Я лечила пятьдесят пять человек. Из них пятерых брала на облегчение страдания, остальных брала с некоторой надеждой на излечение. Счёт цыплятам осенью. Вот моя осень… Полное излечение получили десятеро с отдалённым результатом до четырёх лет. Умерли восемнадцать. Половине из них жизнь продлена до года. Остальные в периоде реакции… Такая вот моя осень…
Опечаленно, скорбно кончила доклад Таисия Викторовна.
Ей не захлопали.
Конечно, хлопать не за что. Не тот момент. Тут ордена да знамена не раздают.
И все же…
Она вопросительно обвела зал. Зал тяжело молчал. Как-то даже враждебно.
– Я н-напомню… – заикаясь, снова заговорила она. – Я выхаживала людей не от кашля… Люди обречённые… Вы можете спросить, и всё же какой процент у них выживаемости? Статистики нету. И не может быть. Это ж люди, на которых махнули рукой… Поставили точку… Один московский академик мне говорил, если удастся спасти из них хоть два процента – уже победа. У меня выжило двадцать процентов. Каждый пятый… Это труды какие… Не баран чихал… Из уходивших туда десятеро моих не ушли. Раздумали. Посторонились от смерточки и вернулись… Они пришли сюда. В коридоре ждут. – Таисия Викторовна повернулась к президиуму. – Давайте покажем их. Послушаем…
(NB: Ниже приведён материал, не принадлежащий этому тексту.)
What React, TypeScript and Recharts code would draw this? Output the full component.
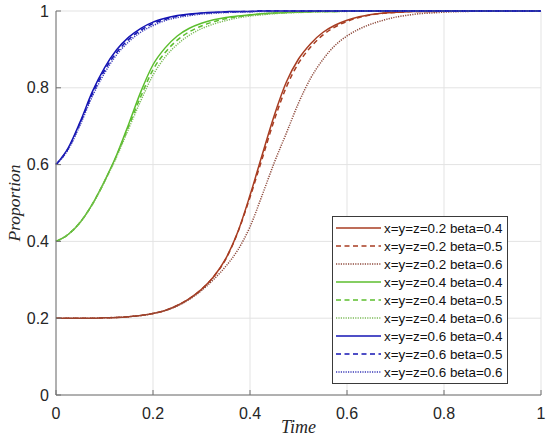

– Никаких смотрин! – замахал красным карандашом Грицианов. – Есть мнение…
Его перебили из зала:
– А вы в программку заглядывали?
– На плане, извините, демонстрация больных!
– Подавайте демонстрацию!
– Товарищи! – Грицианов снова постучал карандашом по графину, требуя от зала тишины. – Мы тут посовещались и решили… – Он посмотрел на Кребса, Кребс утвердительно кивнул. – Мы посовещались и решили демонстрацию не проводить. Время поджимает! Вместо тридцати минут докладчик говорила один час сорок девять минут. В свете этого неопровержимого факта, товарищи, регламент явно нарушен. А с больными… – Грицианов еле заметно мягко улыбнулся. – А с больными господа желающие могут встретиться завтра в десять утра в клинике товарища Кребса, где для этой цели специально выделен кабинет и ассистент – товарищ Лопушинская.